The purpose of this present report is to describe in detail the authors’ method of submuscular plating of the humerus. Since the technique may be unfamiliar to most surgeons, the authors recommend beginning with a standard open anterior approach, and then gradually decreasing the sizes of the skin portal as comfort with the technique and anatomy improve (Fig. 5.2).
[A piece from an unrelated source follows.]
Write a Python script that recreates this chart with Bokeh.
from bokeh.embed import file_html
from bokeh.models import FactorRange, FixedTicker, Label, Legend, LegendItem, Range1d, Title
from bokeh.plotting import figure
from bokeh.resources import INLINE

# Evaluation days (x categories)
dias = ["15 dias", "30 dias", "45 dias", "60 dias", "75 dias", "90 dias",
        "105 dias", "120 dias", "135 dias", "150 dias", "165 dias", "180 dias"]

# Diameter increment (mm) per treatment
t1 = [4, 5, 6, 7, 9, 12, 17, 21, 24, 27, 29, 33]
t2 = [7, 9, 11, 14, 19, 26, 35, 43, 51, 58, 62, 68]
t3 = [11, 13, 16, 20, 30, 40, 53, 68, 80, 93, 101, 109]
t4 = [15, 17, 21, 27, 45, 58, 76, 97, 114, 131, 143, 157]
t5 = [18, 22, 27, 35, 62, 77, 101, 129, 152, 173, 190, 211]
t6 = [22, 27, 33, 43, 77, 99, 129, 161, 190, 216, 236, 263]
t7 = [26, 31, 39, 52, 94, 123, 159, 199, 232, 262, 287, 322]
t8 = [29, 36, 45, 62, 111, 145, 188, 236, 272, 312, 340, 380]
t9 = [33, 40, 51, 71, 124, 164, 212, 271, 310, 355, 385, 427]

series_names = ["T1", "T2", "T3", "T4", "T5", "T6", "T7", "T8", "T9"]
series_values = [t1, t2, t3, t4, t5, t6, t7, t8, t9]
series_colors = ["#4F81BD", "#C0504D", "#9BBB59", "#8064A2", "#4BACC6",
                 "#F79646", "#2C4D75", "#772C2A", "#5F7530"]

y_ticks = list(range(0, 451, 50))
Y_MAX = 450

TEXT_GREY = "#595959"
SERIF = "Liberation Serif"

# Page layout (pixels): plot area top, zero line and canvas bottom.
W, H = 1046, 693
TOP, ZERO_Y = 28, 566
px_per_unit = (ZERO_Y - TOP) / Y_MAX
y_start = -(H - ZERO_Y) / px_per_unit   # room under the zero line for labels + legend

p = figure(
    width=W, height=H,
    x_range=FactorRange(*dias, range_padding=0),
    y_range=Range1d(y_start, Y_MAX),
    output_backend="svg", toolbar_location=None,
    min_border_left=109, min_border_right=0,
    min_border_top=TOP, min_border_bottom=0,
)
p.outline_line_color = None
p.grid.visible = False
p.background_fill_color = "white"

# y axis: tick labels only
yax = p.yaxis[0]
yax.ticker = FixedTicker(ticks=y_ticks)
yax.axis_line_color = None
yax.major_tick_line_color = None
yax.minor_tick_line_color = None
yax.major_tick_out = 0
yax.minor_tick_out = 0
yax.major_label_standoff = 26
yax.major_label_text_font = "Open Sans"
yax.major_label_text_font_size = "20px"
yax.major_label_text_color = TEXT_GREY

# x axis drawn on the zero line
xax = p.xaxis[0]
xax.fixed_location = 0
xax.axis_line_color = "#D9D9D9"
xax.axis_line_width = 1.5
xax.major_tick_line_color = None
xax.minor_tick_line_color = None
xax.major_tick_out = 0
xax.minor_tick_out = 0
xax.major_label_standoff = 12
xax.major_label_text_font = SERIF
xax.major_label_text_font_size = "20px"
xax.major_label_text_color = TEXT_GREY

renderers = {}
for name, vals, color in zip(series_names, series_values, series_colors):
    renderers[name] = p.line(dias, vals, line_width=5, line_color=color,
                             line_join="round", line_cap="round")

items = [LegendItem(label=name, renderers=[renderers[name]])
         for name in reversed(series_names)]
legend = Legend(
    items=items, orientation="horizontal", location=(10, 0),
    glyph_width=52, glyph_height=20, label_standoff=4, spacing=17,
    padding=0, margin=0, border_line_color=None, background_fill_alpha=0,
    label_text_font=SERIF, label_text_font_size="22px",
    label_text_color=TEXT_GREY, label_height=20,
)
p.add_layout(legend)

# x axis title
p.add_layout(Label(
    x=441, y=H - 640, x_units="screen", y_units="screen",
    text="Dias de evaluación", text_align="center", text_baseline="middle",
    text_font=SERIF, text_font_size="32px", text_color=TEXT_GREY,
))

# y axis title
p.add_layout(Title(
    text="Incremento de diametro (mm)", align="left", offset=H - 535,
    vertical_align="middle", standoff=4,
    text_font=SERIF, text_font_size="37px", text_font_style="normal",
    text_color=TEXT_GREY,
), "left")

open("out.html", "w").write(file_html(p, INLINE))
The room is best set up such that the scrub technician/nurse and surgical equipment are on the contralateral side of the patient or at the foot of the bed, with fluoroscopy (sterilely draped) positioned on the ipsilateral side. The patient is supine with a hand table that allows imaging from its underside (no legs). The fluoroscopy machine should be positioned to move in and out of the field from the distal aspect of the hand table. The full arm should be prepped and the patient draped from the ipsilateral nipple to the ipsilateral angle of the jaw to below the axilla. In Livani and Belangero’s original technique, they positioned the arm at approximately 60 degrees of abduction, and a sterile bump (such as a stack of sterile towels wrapped with Coban) was placed under the fracture site as a fulcrum to overcome gravitational apex posterior deformity (Fig. 5.3). In our modified technique, an external fixator (mini-distractor) is used to maintain the reduction. A tourniquet is not used (or needed) since it invariably overlays the location of the proximal incision. If necessary, especially when an external fixator is not used, a third assistant may provide gentle in-line traction with the elbow flexed (this relaxes the biceps brachii, brachialis, and brachioradialis) to achieve and maintain length during the case.
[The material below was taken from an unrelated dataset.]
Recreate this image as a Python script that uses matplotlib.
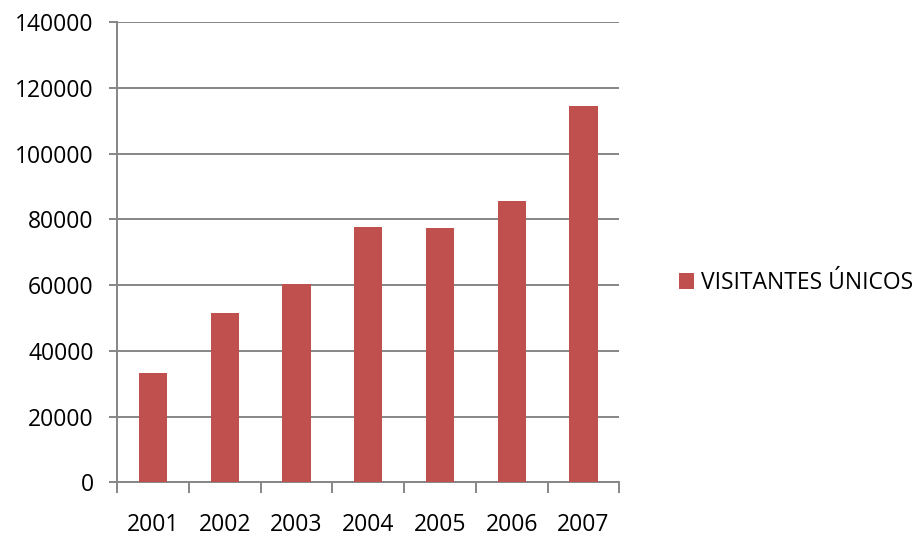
import matplotlib.pyplot as plt
from matplotlib.patches import Patch
import numpy as np

years = ['2001', '2002', '2003', '2004', '2005', '2006', '2007']
visitantes = [33200, 51500, 60400, 77600, 77400, 85700, 114500]
yticks = [0, 20000, 40000, 60000, 80000, 100000, 120000, 140000]

bar_color = '#C0504D'
grid_color = '#868686'

plt.rcParams['font.family'] = ['Open Sans', 'DejaVu Sans']

fig = plt.figure(figsize=(9.22, 5.4), dpi=100)
ax = fig.add_axes([117.3 / 922, 1 - 482.3 / 540, 502 / 922, 460 / 540])

x = np.arange(len(years))
ax.bar(x, visitantes, width=0.395, color=bar_color, zorder=3,
       label='VISITANTES ÚNICOS')

ax.set_xlim(-0.5, len(years) - 0.5)
ax.set_ylim(0, 140000)
ax.set_yticks(yticks)
ax.set_yticklabels([str(v) for v in yticks], fontsize=16.5)
ax.yaxis.grid(True, color=grid_color, linewidth=1.4, zorder=0)

# x tick marks sit between categories, labels centred under bars
ax.set_xticks(np.arange(-0.5, len(years), 1.0))
ax.set_xticklabels([])
ax.set_xticks(x, minor=True)
ax.set_xticklabels(years, minor=True, fontsize=16.5)
ax.tick_params(axis='x', which='minor', length=0, pad=22)
ax.tick_params(axis='x', which='major', length=8, width=1.4, color=grid_color,
               direction='out')
ax.tick_params(axis='y', length=6, width=1.4, color=grid_color, pad=11)

for side in ['top', 'right']:
    ax.spines[side].set_visible(False)
for side in ['left', 'bottom']:
    ax.spines[side].set_color(grid_color)
    ax.spines[side].set_linewidth(1.4)

handles = [Patch(facecolor=bar_color, label='VISITANTES ÚNICOS')]
fig.legend(handles=handles, loc='center left', bbox_to_anchor=(679 / 922, 1 - 283 / 540),
           frameon=False, fontsize=16.5, handlelength=0.65, handleheight=0.65,
           handletextpad=0.3, borderaxespad=0, borderpad=0)

fig.savefig('out.png', dpi=100)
Most surgeons are hesitant to consider submuscular plating when considering the neurovascular structures of the arm. But when one looks at cross-sectional anatomy, there is a safe anterior window that can be utilized safely to apply and fix a plate to the humerus. The authors do not advocate submuscularly inserting the plate in any other anatomic corridor, such as lateral, or posterior due to the dangers of injuring a vital structure.

Identification of the skin incisions is done by placing the plate over the anterior aspect of the arm with the elbow flexed to 90 degrees (Fig. 5.4). The plate is centered over the fracture zone, utilizing fluoroscopic guidance (Fig. 5.5). The
appropriate length of plate is then determined depending on the caliber of plate used. For 3.5-mm systems, the plate length is usually 10 to 16 holes, while for 4.5-mm systems, the plate length is usually 9 to 14 holes (narrow plate, not wide). The ends of the plate are marked on the skin using a sterile pen (Fig. 5.6).